(REQUEST):
In this exercise, print only the lines of the records below from the one with "Emit a LaTeX" through the one with "(title) at (318,255)", inclusive. Pictures are not part of the copy.

(GIVEN RECORDS):
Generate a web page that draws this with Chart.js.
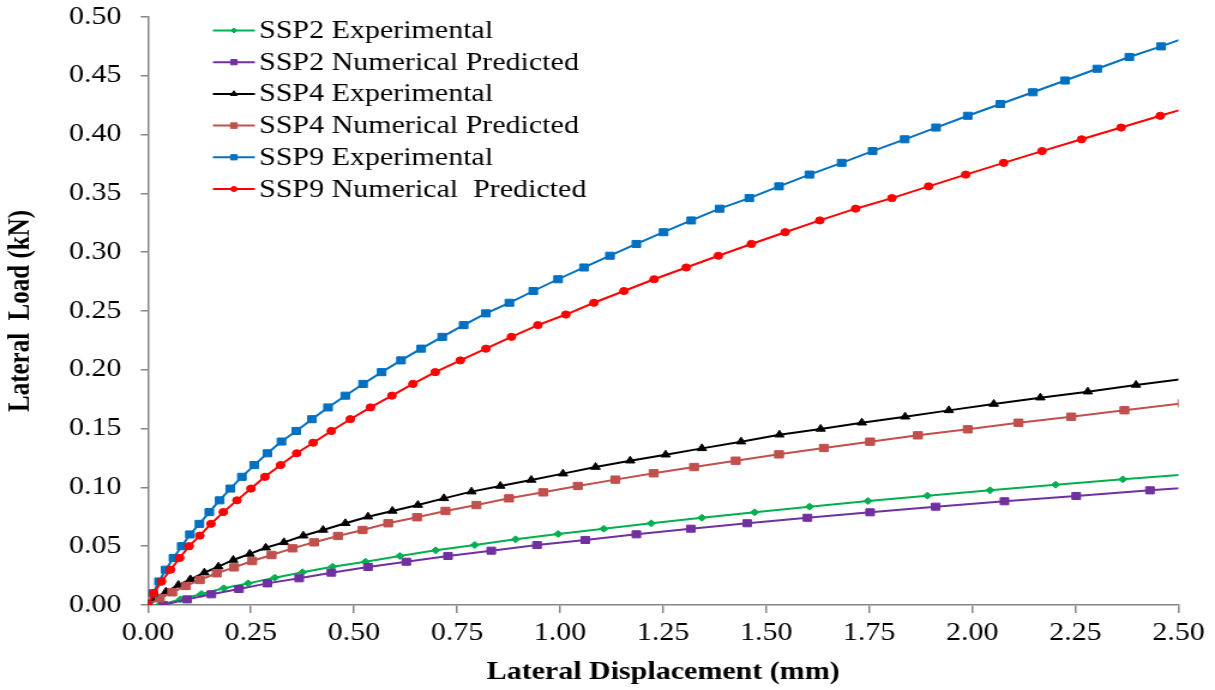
<!DOCTYPE html>
<html>
<head>
<meta charset="utf-8">
<script src="https://cdn.jsdelivr.net/npm/chart.js@4/dist/chart.umd.min.js"></script>
<style>
  html, body { margin: 0; padding: 0; background: #fff; overflow: hidden; }
  /* the chart is laid out narrower and stretched sideways to the page width */
  #wrap { width: 1013px; height: 690px; transform: scaleX(1.1994); transform-origin: 0 0; }
</style>
</head>
<body>
<div id="wrap"><canvas id="graficoCarga" width="1013" height="690"></canvas></div>
<script>
// -------------------------------------------------------
// Lateral load vs lateral displacement, SSP2 / SSP4 / SSP9
// -------------------------------------------------------

// SSP2 experimental
const ssp2ExpX = [0.028, 0.079, 0.130, 0.184, 0.243, 0.308, 0.375, 0.448, 0.528, 0.611,
  0.698, 0.793, 0.892, 0.995, 1.106, 1.221, 1.344, 1.472, 1.605, 1.747, 1.891, 2.043,
  2.202, 2.365, 2.535];
const ssp2ExpY = [0.0, 0.0048, 0.0094, 0.0142, 0.0184, 0.0232, 0.0278, 0.0326, 0.0368, 0.0417,
  0.0465, 0.0510, 0.0559, 0.0604, 0.0649, 0.0695, 0.0742, 0.0788, 0.0836, 0.0884, 0.0930, 0.0975,
  0.1023, 0.1069, 0.1115];

// SSP2 numerical
const ssp2NumX = [0.037, 0.095, 0.154, 0.221, 0.290, 0.367, 0.445, 0.534, 0.627, 0.728,
  0.833, 0.944, 1.061, 1.185, 1.317, 1.454, 1.600, 1.752, 1.911, 2.078, 2.252, 2.431, 2.620];
const ssp2NumY = [0.0, 0.0048, 0.0091, 0.0136, 0.0184, 0.0227, 0.0275, 0.0323, 0.0368, 0.0417,
  0.0462, 0.0510, 0.0553, 0.0601, 0.0649, 0.0695, 0.0742, 0.0788, 0.0836, 0.0882, 0.0927, 0.0975, 0.1020];

// SSP4 experimental
const ssp4ExpX = [0, 0.017, 0.044, 0.074, 0.103, 0.137, 0.171, 0.207, 0.247, 0.286, 0.330,
  0.377, 0.425, 0.479, 0.534, 0.593, 0.655, 0.718, 0.785, 0.855, 0.930, 1.007, 1.086, 1.170,
  1.256, 1.344, 1.439, 1.532, 1.632, 1.732, 1.837, 1.943, 2.052, 2.165, 2.280, 2.397, 2.520];
const ssp4ExpY = [0, 0.0057, 0.0113, 0.0170, 0.0218, 0.0275, 0.0326, 0.0383, 0.0434, 0.0487, 0.0533,
  0.0589, 0.0638, 0.0695, 0.0751, 0.0800, 0.0850, 0.0907, 0.0964, 0.1012, 0.1063, 0.1117, 0.1173, 0.1227,
  0.1278, 0.1332, 0.1389, 0.1448, 0.1497, 0.1550, 0.1601, 0.1655, 0.1709, 0.1763, 0.1814, 0.1871, 0.1925];

// SSP4 numerical
const ssp4NumX = [0, 0.029, 0.059, 0.092, 0.126, 0.167, 0.209, 0.253, 0.300, 0.351, 0.403,
  0.461, 0.521, 0.583, 0.653, 0.722, 0.797, 0.876, 0.959, 1.043, 1.134, 1.227, 1.325, 1.426,
  1.531, 1.640, 1.752, 1.868, 1.989, 2.112, 2.240, 2.369, 2.510];
const ssp4NumY = [0, 0.0057, 0.0108, 0.0162, 0.0213, 0.0270, 0.0320, 0.0374, 0.0425, 0.0482, 0.0533,
  0.0587, 0.0638, 0.0695, 0.0746, 0.0800, 0.0850, 0.0907, 0.0958, 0.1012, 0.1066, 0.1120, 0.1173, 0.1227,
  0.1281, 0.1335, 0.1389, 0.1443, 0.1494, 0.1550, 0.1601, 0.1656, 0.1715];

// SSP9 experimental
const ssp9ExpX = [0, 0.013, 0.027, 0.043, 0.062, 0.082, 0.102, 0.125, 0.149, 0.174, 0.200,
  0.228, 0.258, 0.290, 0.324, 0.360, 0.398, 0.437, 0.479, 0.522, 0.567, 0.614, 0.663, 0.714,
  0.766, 0.820, 0.877, 0.935, 0.995, 1.058, 1.121, 1.185, 1.251, 1.318, 1.387, 1.459, 1.531,
  1.605, 1.683, 1.758, 1.836, 1.912, 1.989, 2.068, 2.147, 2.225, 2.303, 2.381, 2.458, 2.538];
const ssp9ExpY = [0, 0.010, 0.020, 0.030, 0.040, 0.050, 0.060, 0.069, 0.079, 0.089, 0.099,
  0.109, 0.119, 0.129, 0.139, 0.148, 0.158, 0.168, 0.178, 0.188, 0.198, 0.208, 0.218, 0.228,
  0.238, 0.248, 0.257, 0.267, 0.277, 0.287, 0.297, 0.307, 0.317, 0.327, 0.337, 0.346, 0.356,
  0.366, 0.376, 0.386, 0.396, 0.406, 0.416, 0.426, 0.436, 0.446, 0.456, 0.466, 0.475, 0.485];

// SSP9 numerical
const ssp9NumX = [0, 0.014, 0.033, 0.055, 0.077, 0.100, 0.126, 0.153, 0.183, 0.216, 0.250,
  0.284, 0.322, 0.361, 0.401, 0.445, 0.491, 0.540, 0.592, 0.643, 0.697, 0.758, 0.820, 0.882,
  0.946, 1.014, 1.082, 1.155, 1.228, 1.306, 1.384, 1.464, 1.546, 1.630, 1.717, 1.805, 1.894,
  1.984, 2.076, 2.169, 2.265, 2.361, 2.456, 2.553];
const ssp9NumY = [0, 0.010, 0.020, 0.030, 0.040, 0.050, 0.059, 0.069, 0.079, 0.089, 0.099,
  0.109, 0.119, 0.129, 0.138, 0.148, 0.158, 0.168, 0.178, 0.188, 0.198, 0.208, 0.218, 0.228,
  0.238, 0.247, 0.257, 0.267, 0.277, 0.287, 0.297, 0.307, 0.317, 0.327, 0.337, 0.346, 0.356,
  0.366, 0.376, 0.386, 0.396, 0.406, 0.416, 0.426];

const serie = (xs, ys) => xs.map((x, i) => ({ x: x, y: ys[i] }));

const fuente = 'Liberation Serif';

function dataset(label, xs, ys, color, style, radius, order) {
  return {
    label: label,
    data: serie(xs, ys),
    borderColor: color,
    backgroundColor: color,
    borderWidth: 2,
    pointStyle: style,
    pointRadius: radius,
    pointBackgroundColor: color,
    pointBorderColor: color,
    pointBorderWidth: 1,
    legendRadius: Math.max(radius - 1.3, 2.5),
    tension: 0,
    order: order
  };
}

const dataCarga = {
  datasets: [
    dataset('SSP2 Experimental', ssp2ExpX, ssp2ExpY, '#00B050', 'rectRot', 3.5, 6),
    dataset('SSP2 Numerical Predicted', ssp2NumX, ssp2NumY, '#7030A0', 'rect', 5, 5),
    dataset('SSP4 Experimental', ssp4ExpX, ssp4ExpY, '#000000', 'triangle', 4.5, 4),
    dataset('SSP4 Numerical Predicted', ssp4NumX, ssp4NumY, '#C0504D', 'rect', 5.2, 3),
    dataset('SSP9 Experimental', ssp9ExpX, ssp9ExpY, '#0070C0', 'rect', 5, 2),
    dataset('SSP9 Numerical  Predicted', ssp9NumX, ssp9NumY, '#FF0000', 'circle', 3.6, 1)
  ]
};

// legend drawn inside the plot, top left: short line + marker + label
const leyendaInterior = {
  id: 'leyendaInterior',
  afterDraw(chart) {
    const ctx = chart.ctx;
    ctx.save();
    ctx.font = '25px "' + fuente + '"';
    ctx.textBaseline = 'middle';
    ctx.textAlign = 'left';
    chart.data.datasets.forEach((ds, i) => {
      const y = 30.5 + i * 31.7;
      ctx.strokeStyle = ds.borderColor;
      ctx.lineWidth = 2;
      ctx.beginPath();
      ctx.moveTo(177.5, y);
      ctx.lineTo(212.5, y);
      ctx.stroke();
      ctx.fillStyle = ds.borderColor;
      ctx.lineWidth = 1;
      Chart.helpers.drawPoint(ctx, {
        pointStyle: ds.pointStyle, radius: ds.legendRadius, borderWidth: 1, rotation: 0
      }, 195, y);
      ctx.fillStyle = '#000';
      ctx.fillText(ds.label, 216, y + 1);
    });
    ctx.restore();
  }
};

const ejeGris = '#868686';

const configCarga = {
  type: 'line',
  data: dataCarga,
  options: {
    responsive: false,
    animation: false,
    layout: { padding: { top: 17, right: 30.5, bottom: 0, left: 0 } },
    plugins: {
      legend: { display: false },
      tooltip: { enabled: false }
    },
    scales: {
      x: {
        type: 'linear',
        min: 0,
        max: 2.5,
        afterFit: (axis) => { axis.height = 85; },
        ticks: {
          stepSize: 0.25,
          padding: 5,
          maxRotation: 0,
          color: '#000',
          font: { family: fuente, size: 25 },
          callback: (v) => v.toFixed(2)
        },
        grid: { drawOnChartArea: false, drawTicks: true, tickLength: 8, color: ejeGris, lineWidth: 1.5 },
        border: { color: ejeGris, width: 1.5 },
        title: {
          display: true,
          text: 'Lateral Displacement (mm)',
          color: '#000',
          padding: { top: 0, bottom: 2 },
          font: { family: fuente, size: 25, weight: 'bold' }
        }
      },
      y: {
        type: 'linear',
        min: 0,
        max: 0.5,
        // fixed axis width; the top label may sit in the page margin
        afterFit: (axis) => { axis.width = 123.3; axis.paddingTop = 0; },
        ticks: {
          stepSize: 0.05,
          padding: 16,
          color: '#000',
          font: { family: fuente, size: 25 },
          callback: (v) => v.toFixed(2)
        },
        grid: { drawOnChartArea: false, drawTicks: true, tickLength: 6, color: ejeGris, lineWidth: 1.5 },
        border: { color: ejeGris, width: 1.5 },
        title: {
          display: true,
          text: 'Lateral  Load (kN)',
          color: '#000',
          padding: { top: 3, bottom: 0 },
          font: { family: fuente, size: 25, weight: 'bold' }
        }
      }
    }
  },
  plugins: [leyendaInterior]
};

const ctxCarga = document.getElementById('graficoCarga').getContext('2d');
new Chart(ctxCarga, configCarga);
</script>
</body>
</html>
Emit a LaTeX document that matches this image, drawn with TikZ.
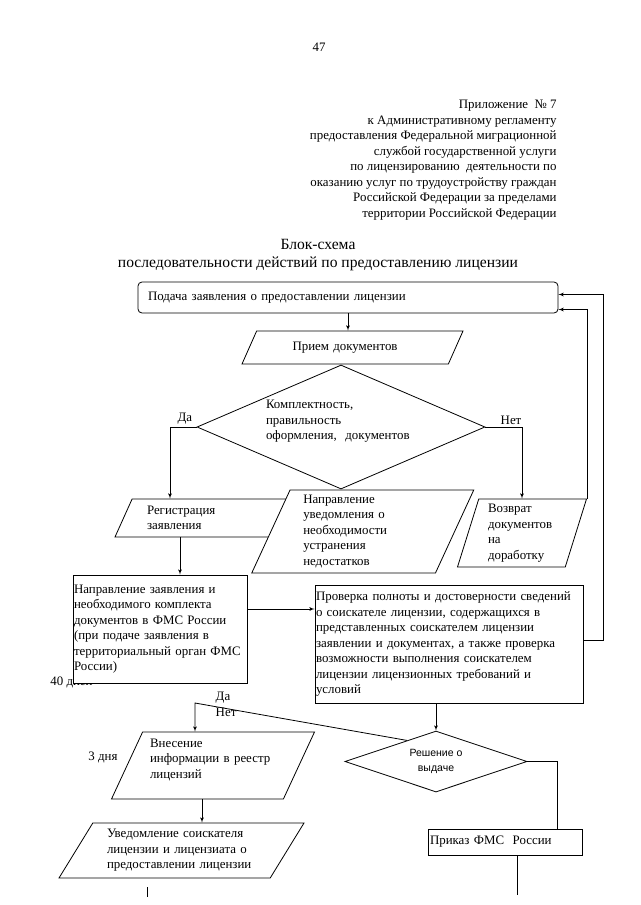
\documentclass[tikz,border=0pt]{standalone}
\usepackage{fontspec}
\setmainfont{Liberation Serif}
\setsansfont{Liberation Sans}
\usetikzlibrary{shapes.geometric, arrows}

\begin{document}
\begin{tikzpicture}[x=1pt, y=-1pt, line width=0.8pt, font=\fontsize{12.9}{15.5}\selectfont]
    % Define the style for the nodes
    \tikzstyle{block} = [rectangle, draw, fill=white, align=left, inner sep=0pt]
    \tikzstyle{io} = [trapezium, draw, fill=white, align=left, inner sep=0pt, trapezium stretches body]
    \tikzstyle{decision} = [diamond, draw, align=left, inner sep=0pt]
    \tikzstyle{line} = [draw, -latex']
    \tikzstyle{plain} = [draw]
    \tikzstyle{note} = [inner sep=0pt]

    \useasboundingbox (0,0) rectangle (640,905);

    % Place the header
    \node [note] (pagenum) at (319,47) {47};
    \node [note, align=right, anchor=north east] (appendix) at (557,100) {Приложение~ №~7\\к Административному регламенту\\предоставления Федеральной миграционной\\службой государственной услуги\\по лицензированию~ деятельности по\\оказанию услуг по трудоустройству граждан\\Российской Федерации за пределами\\территории Российской Федерации};
    \node [note, align=center, font=\fontsize{15.6}{18}\selectfont] (title) at (318,255) {Блок-схема\\последовательности действий по предоставлению лицензии};

    % Place the nodes
    \node [block, rounded corners=4pt, minimum width=420, minimum height=31, text width=400] (podacha) at (348,297.5) {Подача заявления о предоставлении лицензии};
    \node [io, trapezium left angle=37.5, trapezium right angle=142.5, minimum width=221, minimum height=33, text width=120] (priem) at (352.5,347.5) {Прием документов};
    \node [decision, aspect=2.3, minimum width=288, minimum height=124, text width=150, text depth=45pt] (komplekt) at (341,427) {Комплектность,\\правильность\\оформления,~ документов};
    \node [io, trapezium left angle=54.6, trapezium right angle=125.4, minimum width=176, minimum height=38, text width=112] (registr) at (203,518) {Регистрация\\заявления};
    \node [io, trapezium left angle=62.3, trapezium right angle=117.7, minimum width=222, minimum height=83, text width=119] (uvednedost) at (362.75,531.5) {Направление\\уведомления о\\необходимости\\устранения\\недостатков};
    \node [io, trapezium left angle=69.8, trapezium right angle=110.2, minimum width=129, minimum height=68, text width=68] (vozvrat) at (522,533) {Возврат\\документов\\на\\доработку};
    \node [note, anchor=base west] (days40) at (50,685) {40 дней};
    \node [block, minimum width=174, minimum height=108, text width=172] (naprzayav) at (160,629) {Направление заявления и\\необходимого комплекта\\документов в ФМС России\\(при подаче заявления в\\территориальный орган ФМС\\России)};
    \node [block, minimum width=268, minimum height=118, text width=266] (proverka) at (449,644) {Проверка полноты и достоверности сведений\\о соискателе лицензии, содержащихся в\\представленных соискателем лицензии\\заявлении и документах, а также проверка\\возможности выполнения соискателем\\лицензии лицензионных требований и\\условий};
    \node [decision, aspect=3, minimum width=182, minimum height=61, align=center, font=\sffamily\fontsize{10.5}{15}\selectfont] (reshenie) at (436,761.5) {Решение о\\выдаче};
    \node [note, anchor=west] (days3) at (88,757) {3 дня};
    \node [io, trapezium left angle=59.8, trapezium right angle=120.2, minimum width=203, minimum height=67, text width=126, text depth=45pt] (vnesenie) at (213,765.5) {Внесение\\информации в реестр\\лицензий};
    \node [io, trapezium left angle=51.3, trapezium right angle=128.7, minimum width=245, minimum height=55, text width=149] (uvedoml) at (181.5,850.5) {Уведомление соискателя\\лицензии и лицензиата о\\предоставлении лицензии};
    \node [block, minimum width=154, minimum height=26, text width=150] (prikaz) at (505,842) {Приказ ФМС~ России};
    \coordinate (split) at (195,703);
    \coordinate (contA) at (147,897);
    \coordinate (contB) at (517,895);

    % Connect the nodes with paths
    \path [line] (podacha.south) -- (podacha.south |- priem.north);
    \path [line] (komplekt.west) -| node [pos=0.22, above, inner sep=2pt] {Да} ([xshift=-33]registr.north);
    \path [line] (komplekt.east) -| node [pos=0.35, above, inner sep=2pt] {Нет} (vozvrat.north);
    \path [line] (vozvrat.top right corner) |- ([yshift=-12]podacha.east);
    \path [line] ([yshift=4]proverka.east) -- ++(20,0) |- ([yshift=3]podacha.east);
    \path [line] ([xshift=-23]registr.south) -- ([xshift=-23]registr.south |- naprzayav.north);
    \path [line] ([yshift=20]naprzayav.east) -- ([yshift=20]naprzayav.east -| proverka.west);
    \path [line] (proverka.south -| reshenie.north) -- (reshenie.north);
    \path [line] (reshenie.144) -- (split) node [anchor=west, xshift=17, yshift=5] {Да} node [anchor=west, xshift=17, yshift=-9] {Нет} -- (split |- vnesenie.north);
    \path [line] ([xshift=-11]vnesenie.south) -- ([xshift=-11]vnesenie.south |- uvedoml.north);
    \path [plain] ([yshift=-9]uvedoml.south -| contA) -- (contA);
    \path [plain] (reshenie.east) -| ([xshift=52]prikaz.north);
    \path [plain] (prikaz.south -| contB) -- (contB);
\end{tikzpicture}
\end{document}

(RESPONSE):
Emit a LaTeX document that matches this image, drawn with TikZ.
\documentclass[tikz,border=0pt]{standalone}
\usepackage{fontspec}
\setmainfont{Liberation Serif}
\setsansfont{Liberation Sans}
\usetikzlibrary{shapes.geometric, arrows}

\begin{document}
\begin{tikzpicture}[x=1pt, y=-1pt, line width=0.8pt, font=\fontsize{12.9}{15.5}\selectfont]
    % Define the style for the nodes
    \tikzstyle{block} = [rectangle, draw, fill=white, align=left, inner sep=0pt]
    \tikzstyle{io} = [trapezium, draw, fill=white, align=left, inner sep=0pt, trapezium stretches body]
    \tikzstyle{decision} = [diamond, draw, align=left, inner sep=0pt]
    \tikzstyle{line} = [draw, -latex']
    \tikzstyle{plain} = [draw]
    \tikzstyle{note} = [inner sep=0pt]

    \useasboundingbox (0,0) rectangle (640,905);

    % Place the header
    \node [note] (pagenum) at (319,47) {47};
    \node [note, align=right, anchor=north east] (appendix) at (557,100) {Приложение~ №~7\\к Административному регламенту\\предоставления Федеральной миграционной\\службой государственной услуги\\по лицензированию~ деятельности по\\оказанию услуг по трудоустройству граждан\\Российской Федерации за пределами\\территории Российской Федерации};
    \node [note, align=center, font=\fontsize{15.6}{18}\selectfont] (title) at (318,255) {Блок-схема\\последовательности действий по предоставлению лицензии};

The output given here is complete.